Help Needed to Curtail Gen X’s Anxiety About Retirement

With competing financial priorities, Generation X can benefit from automated savings, savings education and access to a financial adviser.

Generation X investors are less confident about their financial future than Millennials or Baby Boomers, according to E*TRADE’s quarterly StreetWise survey.

Not having enough saved for retirement tops the list of worries for Gen X (ages 35 to 54), with nearly one-third (32%) choosing it. For Baby Boomers (ages 55 and older) and Millennials (ages 25 to 34) the top worry is the loss of a loved one, while not having enough saved for retirement ranks second for Millennials and third for Baby Boomers.

The survey also found four in 10 Gen X investors (37%) said they have taken an early retirement withdrawal, an increase of 10 percentage points in the past five years.

Mike Loewengart, vice president of Investment Strategy at E*TRADE Financial, stressed the importance of automatic savings for helping Generation X save more for retirement and feel more financially secure. In addition, he noted that employees should be encouraged to contribute at least enough to employer-sponsored retirement plans to get the full employer matching contribution.

However, with their competing financial priorities, Gen X investors are prime candidates for the help of a financial adviser.
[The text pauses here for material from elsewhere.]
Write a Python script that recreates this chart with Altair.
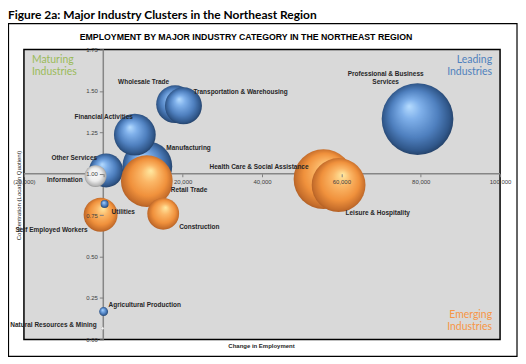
import altair as alt
import pandas as pd

# ---------------- data ----------------
names = [
    "Wholesale Trade", "Transportation & Warehousing", "Manufacturing",
    "Financial Activities", "Professional & Business Services", "Other Services",
    "Health Care & Social Assistance", "Leisure & Hospitality", "Retail Trade",
    "Construction", "Self Employed Workers", "Information", "Utilities",
    "Agricultural Production", "Natural Resources & Mining",
]
change = [18100, 20200, 11100, 7950, 79200, 700,
          55500, 59300, 10970, 15100, -680, -1950, 330, 80, -180]
lq = [1.42, 1.41, 1.045, 1.236, 1.33, 1.02,
      0.968, 0.932, 0.956, 0.758, 0.752, 0.986, 0.818, 0.168, 0.066]
size_k = [72, 69, 125, 88, 259, 58, 180, 146, 135, 51, 58, 24, 3.2, 4, 0.45]
group = ["blue", "blue", "blue", "blue", "blue", "blue",
         "orange", "orange", "orange", "orange", "orange", "white", "blue", "blue", "white"]

x_ticks = [-20000, 0, 20000, 40000, 60000, 80000, 100000]
y_ticks = [0, 0.25, 0.5, 0.75, 1.0, 1.25, 1.5, 1.75]
X_DOM = [-20000, 100000]
Y_DOM = [0, 1.75]

heading = "Figure 2a: Major Industry Clusters in the Northeast Region"
chart_title = "EMPLOYMENT BY MAJOR INDUSTRY CATEGORY IN THE NORTHEAST REGION"
x_title = "Change in Employment"
y_title = "Concentration (Location Quotient)"

# ---------------- layout / style ----------------
W, H = 478, 291
x_axis_off = -W * (0 - X_DOM[0]) / (X_DOM[1] - X_DOM[0])     # y-axis crosses at x = 0
y_axis_off = -H * (1.0 - Y_DOM[0]) / (Y_DOM[1] - Y_DOM[0])   # x-axis crosses at y = 1

# label placement: text, align, dx, dy (pixels from bubble centre)
label_layout = {
    "Professional & Business Services": ("Professional & Business\nServices", "center", -32, -45),
    "Wholesale Trade": ("Wholesale Trade", "right", -6, -22),
    "Transportation & Warehousing": ("Transportation & Warehousing", "left", 10, -14),
    "Financial Activities": ("Financial Activities", "right", -2, -18),
    "Manufacturing": ("Manufacturing", "left", 19, -18),
    "Retail Trade": ("Retail Trade", "left", 24, 9),
    "Other Services": ("Other Services", "right", -9, -12),
    "Information": ("Information", "right", -13, 4),
    "Self Employed Workers": ("Self Employed Workers", "right", -13, 15),
    "Utilities": ("Utilities", "left", 7, 8),
    "Construction": ("Construction", "left", 16, 13),
    "Health Care & Social Assistance": ("Health Care & Social Assistance", "right", -15, -12),
    "Leisure & Hospitality": ("Leisure & Hospitality", "left", 7, 28),
    "Agricultural Production": ("Agricultural Production", "left", 5, -7),
    "Natural Resources & Mining": ("Natural Resources & Mining", "right", -6, -3),
}

BLUE = {"gradient": "radial", "x1": 0.38, "y1": 0.32, "r1": 0, "x2": 0.5, "y2": 0.5, "r2": 0.55,
        "stops": [{"offset": 0, "color": "#b6dcff"}, {"offset": 0.25, "color": "#7fb0ea"},
                  {"offset": 0.6, "color": "#4f80bf"}, {"offset": 0.85, "color": "#30578a"},
                  {"offset": 1, "color": "#1c3352"}]}
ORANGE = {"gradient": "radial", "x1": 0.58, "y1": 0.3, "r1": 0, "x2": 0.5, "y2": 0.5, "r2": 0.55,
          "stops": [{"offset": 0, "color": "#ffeaa2"}, {"offset": 0.3, "color": "#fbb767"},
                    {"offset": 0.65, "color": "#f0913c"}, {"offset": 0.88, "color": "#c56d2b"},
                    {"offset": 1, "color": "#9a5020"}]}
WHITE = {"gradient": "radial", "x1": 0.45, "y1": 0.35, "r1": 0, "x2": 0.5, "y2": 0.5, "r2": 0.55,
         "stops": [{"offset": 0, "color": "#ffffff"}, {"offset": 0.55, "color": "#ececec"},
                   {"offset": 0.85, "color": "#b5b5b5"}, {"offset": 1, "color": "#7a7a7a"}]}

df = pd.DataFrame({"name": names, "chg": change, "lq": lq, "emp": size_k, "group": group,
                   "draw": list(range(len(names)))})
df["label"] = [label_layout[n][0] for n in names]

xscale = alt.Scale(domain=X_DOM, nice=False, zero=False)
yscale = alt.Scale(domain=Y_DOM, nice=False, zero=False)

x_axis = alt.Axis(
    values=x_ticks,
    labelExpr="datum.value == 0 ? '' : (datum.value < 0 ? '(' + format(-datum.value, ',') + ')' : format(datum.value, ','))",
    offset=y_axis_off, domain=False, grid=False, ticks=True, tickSize=3, tickColor="#7f7f7f",
    labelFontSize=6, labelColor="#404040", labelFont="Liberation Sans", labelPadding=2,
    labelFlush=False, labelOverlap=False, labelBound=False, zindex=1,
    title=x_title, titleFontSize=6, titleFont="Liberation Sans", titleFontWeight="bold",
    titleColor="#262626", titleX=W / 2 - 1, titleY=(297) - (H + y_axis_off),
    titleBaseline="middle", titleAlign="center", titleAnchor="middle",
)
y_axis = alt.Axis(
    values=y_ticks, format=".2f",
    offset=x_axis_off, domain=False, grid=False, ticks=True, tickSize=4, tickColor="#7f7f7f",
    labelFontSize=6, labelColor="#404040", labelFont="Liberation Sans", labelPadding=2,
    labelFlush=False, labelOverlap=False, labelBound=False, zindex=1,
    title=y_title, titleFontSize=6, titleFont="Liberation Sans", titleFontWeight="normal",
    titleColor="#262626", titleX=-5 + x_axis_off, titleY=146, titleAngle=-90,
    titleBaseline="middle", titleAlign="center",
)
X = alt.X("chg:Q", scale=xscale, axis=x_axis)
Y = alt.Y("lq:Q", scale=yscale, axis=y_axis)

base = alt.Chart(df)

rule_h = alt.Chart(pd.DataFrame({"lq": [1.0]})).mark_rule(color="#868686", strokeWidth=1.5).encode(y=Y)
rule_v = alt.Chart(pd.DataFrame({"chg": [0]})).mark_rule(color="#868686", strokeWidth=1.5).encode(x=X)

bubbles = base.mark_circle(opacity=1, strokeWidth=0).encode(
    x=X, y=Y,
    size=alt.Size("emp:Q", scale=alt.Scale(type="linear", domain=[0, 260], range=[0, 5200]), legend=None),
    fill=alt.FillValue(value=BLUE, condition=[
        {"test": "datum.group === 'orange'", "value": ORANGE},
        {"test": "datum.group === 'white'", "value": WHITE},
    ]),
    order=alt.Order("draw:Q"),
)

label_layers = []
for n in names:
    _, align, dx, dy = label_layout[n]
    label_layers.append(
        base.transform_filter(alt.datum.name == n).mark_text(
            align=align, baseline="middle", dx=dx, dy=dy, fontSize=6.5, fontWeight="bold",
            font="Liberation Sans", color="#262626", lineBreak="\n", lineHeight=8,
        ).encode(x=X, y=Y, text="label:N")
    )

quad = []
for txt, cx, cy, align, dx, dy, col in [
    ("Maturing\nIndustries", X_DOM[0], Y_DOM[1], "left", 8, 6, "#9BBB59"),
    ("Leading\nIndustries", X_DOM[1], Y_DOM[1], "right", -8, 6, "#4F81BD"),
    ("Emerging\nIndustries", X_DOM[1], Y_DOM[0], "right", -8, -29, "#F79646"),
]:
    quad.append(
        alt.Chart(pd.DataFrame({"chg": [cx], "lq": [cy], "t": [txt]})).mark_text(
            align=align, baseline="top", dx=dx, dy=dy, fontSize=10.5, font="Lato",
            color=col, lineBreak="\n", lineHeight=11.5,
        ).encode(x=X, y=Y, text="t:N")
    )

frame = alt.Chart(pd.DataFrame({"a": [0]})).mark_rect(
    fillOpacity=0, stroke="black", strokeWidth=1.2
).encode(x=alt.value(-15.5), x2=alt.value(495), y=alt.value(-26), y2=alt.value(308))

head = alt.Chart(pd.DataFrame({"t": [heading]})).mark_text(
    align="left", baseline="middle", fontSize=12, fontWeight="bold", font="Lato", color="black"
).encode(x=alt.value(-16), y=alt.value(-34.5), text="t:N")

ctitle = alt.Chart(pd.DataFrame({"t": [chart_title]})).mark_text(
    align="center", baseline="middle", fontSize=8.8, fontWeight="bold",
    font="Liberation Sans", color="black"
).encode(x=alt.value(223), y=alt.value(-13), text="t:N")

chart = alt.layer(rule_h, rule_v, bubbles, *label_layers, *quad, frame, head, ctitle).properties(
    width=W, height=H,
    padding={"left": 16, "top": 41, "right": 18, "bottom": 18},
    autosize=alt.AutoSizeParams(type="none"),
    background="white",
).configure_view(fill="#D9D9D9", stroke="black", strokeWidth=1.5)

chart.save("out.html", embed_options={"renderer": "svg", "actions": False})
According to E*TRADE, Gen X investors are less likely than other generations to seek the help of an investment professional when it comes to managing their finances. Gen X investors tend to have more complex financial challenges, managing both their own wealth and that of their dependents. Offered access to an adviser, they can create a comprehensive financial plan—with a financial adviser acting as a coach to help prioritize, budget and allocate appropriately for the future.
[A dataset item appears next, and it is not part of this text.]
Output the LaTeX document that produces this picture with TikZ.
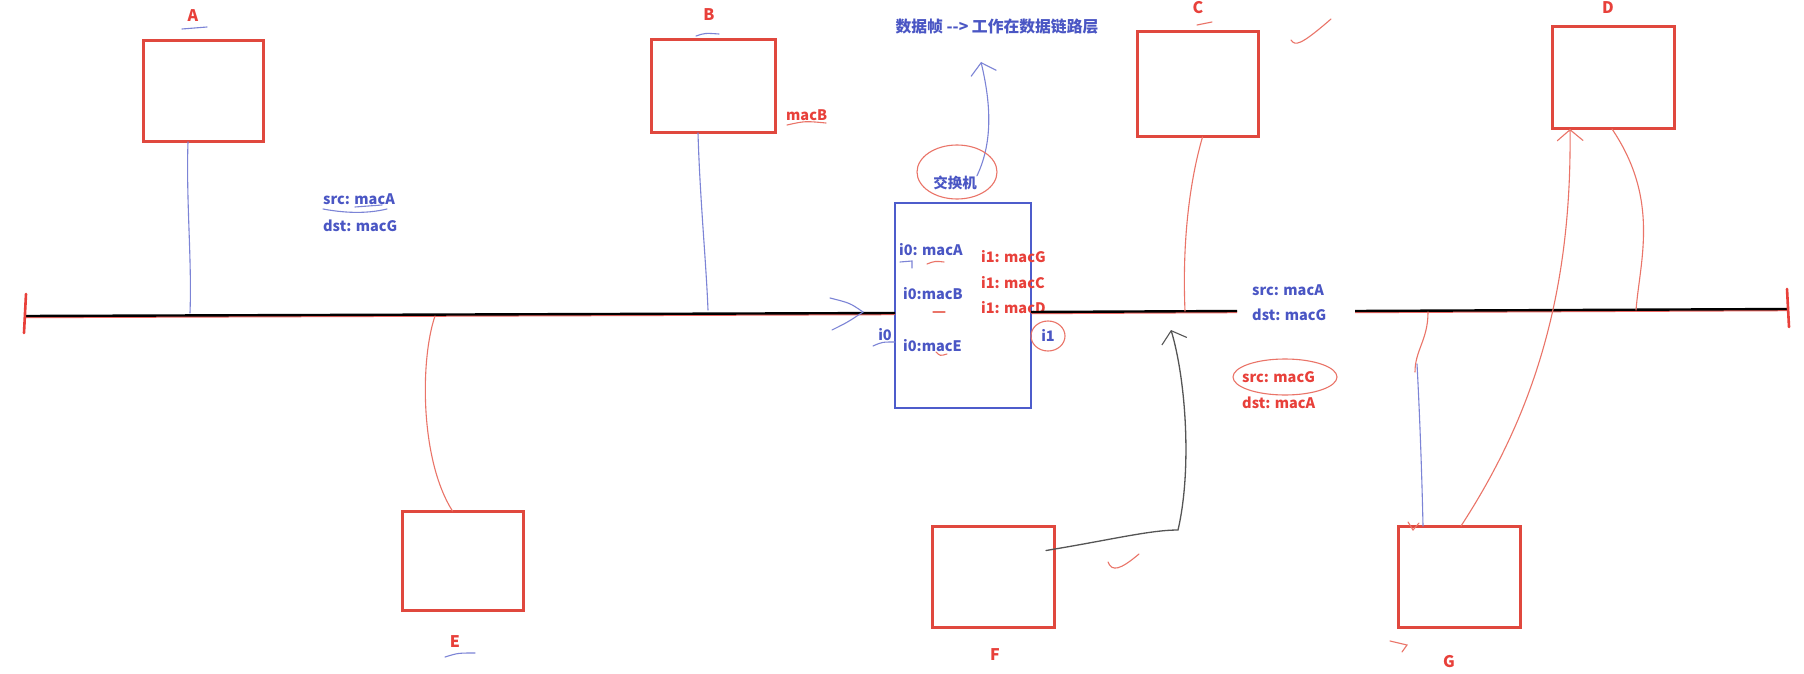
\documentclass[tikz,border=0pt]{standalone}
\usepackage{fontspec}
\setmainfont{Noto Sans CJK SC}
\usetikzlibrary{arrows.meta}
\definecolor{tblue}{HTML}{4A56C4}
\definecolor{tred}{HTML}{E8403A}
\definecolor{bred}{HTML}{E0483E}
\definecolor{lblue}{HTML}{7C84D6}
\definecolor{lred}{HTML}{EA7468}
\definecolor{sblue}{HTML}{4D5CCB}
\definecolor{fgray}{HTML}{555555}
\tikzset{
  host/.style={draw=bred, line width=3pt, inner sep=0pt, outer sep=0pt},
  swbox/.style={draw=sblue, line width=2.2pt, inner sep=0pt, outer sep=0pt},
  lab/.style={text=tred, font=\fontsize{16}{19}\selectfont\bfseries, inner sep=0pt},
  btxt/.style={text=tblue, font=\fontsize{14.5}{17}\selectfont\bfseries, inner sep=0pt, anchor=west},
  rtxt/.style={text=tred, font=\fontsize{14.5}{17}\selectfont\bfseries, inner sep=0pt, anchor=west},
  bus/.style={draw=black, line width=2.4pt},
  busred/.style={draw=tred!80, line width=2.4pt},
  bthin/.style={draw=lblue, line width=1.1pt, line cap=round},
  rthin/.style={draw=lred, line width=1.1pt, line cap=round},
  gthin/.style={draw=fgray, line width=1.3pt, line cap=round},
  tick/.style={draw=tred, line width=2.6pt, line cap=round},
  barb/.style={-{Straight Barb[length=11pt, width=26pt, line width=1.1pt]}},
}
\begin{document}
\begin{tikzpicture}[x=1pt, y=-1pt]
\useasboundingbox[fill=white] (0,0) rectangle (1804,674);

% hosts
\node[host, minimum width=120pt, minimum height=101pt] (A) at (203,91.5) {};
\node[host, minimum width=124pt, minimum height=93pt]  (B) at (713,86.5) {};
\node[host, minimum width=121pt, minimum height=105pt] (C) at (1197.5,84.5) {};
\node[host, minimum width=122pt, minimum height=102pt] (D) at (1613,78) {};
\node[host, minimum width=121pt, minimum height=99pt]  (E) at (462.5,560.5) {};
\node[host, minimum width=122pt, minimum height=101pt] (F) at (993,576.5) {};
\node[host, minimum width=122pt, minimum height=101pt] (G) at (1459,576.5) {};
% switch
\node[swbox, minimum width=136pt, minimum height=205pt] (S) at (963,305.5) {};

% labels
\node[lab] (lA) at (193,16) {A};
\node[lab] (lB) at (709,15) {B};
\node[lab] (lC) at (1198,8) {C};
\node[lab] (lD) at (1608,8) {D};
\node[lab] (lE) at (455,642) {E};
\node[lab] (lF) at (995,655) {F};
\node[lab] (lG) at (1449,662) {G};
\node[rtxt] (mB) at (786,115) {macB};

% title
\node[text=tblue, font=\fontsize{15.8}{19}\selectfont\bfseries, inner sep=0pt] (title) at (997,27) {数据帧 -{}-> 工作在数据链路层};
\node[text=tblue, font=\fontsize{14.5}{17}\selectfont\bfseries, inner sep=0pt] (sw) at (955,183) {交换机};
\coordinate (tip) at (981,62);

% switch table
\node[btxt] (t1) at (899,250) {i0: macA};
\node[btxt] (t2) at (903,294) {i0:macB};
\node[btxt] (t3) at (903,346) {i0:macE};
\node[rtxt] (t4) at (981,257) {i1: macG};
\node[rtxt] (t5) at (981,283) {i1: macC};
\node[rtxt] (t6) at (981,308) {i1: macD};
\node[text=tblue, font=\fontsize{14.5}{17}\selectfont\bfseries, inner sep=0pt] (p0) at (885,335) {i0};
\node[text=tblue, font=\fontsize{14.5}{17}\selectfont\bfseries, inner sep=0pt] (p1) at (1048,335) {i1};

% frame texts
\node[btxt] (f1) at (323,199) {src: macA};
\node[btxt] (f2) at (323,226) {dst: macG};
\node[btxt] (f3) at (1252,290) {src: macA};
\node[btxt] (f4) at (1252,315) {dst: macG};
\node[rtxt] (f5) at (1242,377) {src: macG};
\node[rtxt] (f6) at (1242,403) {dst: macA};

% bus
\coordinate (bL) at (25,316);
\coordinate (sL) at (895,313);
\coordinate (sR) at (1031,312);
\coordinate (g1) at (1237,311);
\coordinate (g2) at (1355,311);
\coordinate (bR) at (1788,309);
\draw[busred] ([yshift=-1pt]bL) -- ([yshift=-1pt]sL);
\draw[busred] ([yshift=-1pt]sR) -- ([yshift=-1pt]g1);
\draw[busred] ([yshift=-1pt]g2) -- ([yshift=-1pt]bR);
\draw[bus] (bL) -- (sL);
\draw[bus] (sR) -- (g1);
\draw[bus] (g2) -- (bR);
\draw[tick] (26,294) -- (24,333);
\draw[tick] (1787,289) -- (1789,327);

% taps
\coordinate (tA) at (190,313);
\coordinate (tB) at (708,310);
\coordinate (tE) at (435,316);
\coordinate (tC) at (1185,311);
\coordinate (tD) at (1636,310);
\coordinate (tG) at (1428,312);
\coordinate (gm) at (1415,372);
\coordinate (gb) at (1417,364);
\coordinate (fu) at (1171,330);

\draw[bthin] ([xshift=-15pt]A.south) .. controls (186,200) and (192,260) .. (tA);
\draw[bthin] ([xshift=-15pt]B.south) .. controls (700,200) and (706,260) .. (tB);
\draw[rthin] (tE) .. controls (420,360) and (420,460) .. ([xshift=-10pt]E.north);
\draw[rthin] ([xshift=5pt]C.south) .. controls (1190,180) and (1182,240) .. (tC);
\draw[rthin] ([xshift=-1pt]D.south) .. controls (1660,200) and (1640,260) .. (tD);
\draw[rthin] (tG) .. controls (1428,340) and (1415,350) .. (gm);
\draw[bthin] (gb) .. controls (1420,420) and (1422,480) .. ([xshift=-36pt]G.north);
\draw[rthin, barb] ([xshift=2pt]G.north) .. controls (1530,420) and (1572,300) .. ([xshift=-43pt]D.south);
\draw[gthin, barb] ([xshift=-8pt, yshift=26pt]F.east) .. controls (1110,540) and (1150,530) .. (1178,530) .. controls (1192,470) and (1186,380) .. (fu);
\draw[bthin, barb] (sw.north east) .. controls (994,140) and (990,100) .. (tip);

% arrow on bus into switch
\draw[bthin] (830,298) .. controls (850,303) .. (863,312) .. controls (848,322) .. (832,330);

% circles
\draw[rthin] (957,172) ellipse [x radius=40, y radius=27];
\draw[rthin] (1048,336) ellipse [x radius=17, y radius=15];
\draw[rthin] (1285,377) ellipse [x radius=52, y radius=18];

% small scribbles
\draw[bthin] (182,29) -- (207,27);
\draw[bthin] (696,36) .. controls (705,33) .. (719,34);
\draw[rthin] (1197,25) -- (1212,22);
\draw[bthin] (445,657) .. controls (458,653) .. (475,653);
\draw[rthin] (787,125) .. controls (805,121) .. (826,123);
\draw[bthin] (323,209) .. controls (350,214) and (370,213) .. (387,209);
\draw[bthin] (355,207) -- (382,205);
\draw[bthin] (900,262) -- (912,261) -- (912,268);
\draw[rthin] (927,264) .. controls (935,261) .. (944,262);
\draw[rthin] (933,312) -- (945,312);
\draw[rthin] (936,352) .. controls (940,356) .. (947,354);
\draw[bthin] (873,346) .. controls (882,342) .. (895,342);
\draw[rthin] (1291,40) .. controls (1295,46) and (1300,46) .. (1331,19);
\draw[rthin] (1108,562) .. controls (1112,572) and (1120,570) .. (1139,554);
\draw[rthin] (1408,522) -- (1413,530) -- (1419,523);
\draw[rthin] (1390,641) -- (1407,645) -- (1402,652);
\end{tikzpicture}
\end{document}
Members of the sandwich generation, those between the ages of 36 and 60, are hard pressed to save for retirement or emergencies, primarily due to the strain of supporting other family members, according to a survey by PNC Financial Services Group. Thirty-eight percent do not have an emergency savings fund, 31% have an emergency fund that would last less than six months, 32% have less than $25,000 saved for retirement and more than half have $100,000 or less saved for retirement.

“While the financial challenges Millennials face are often in the spotlight, like student loans and health care costs, Gen X not only faces these, but also the compounding challenges of mortgages, financing education for their kids, and even managing their children’s and parents’ finances. Yet despite this perfect storm of financial challenges, they still have time on their side,” Loewengart says.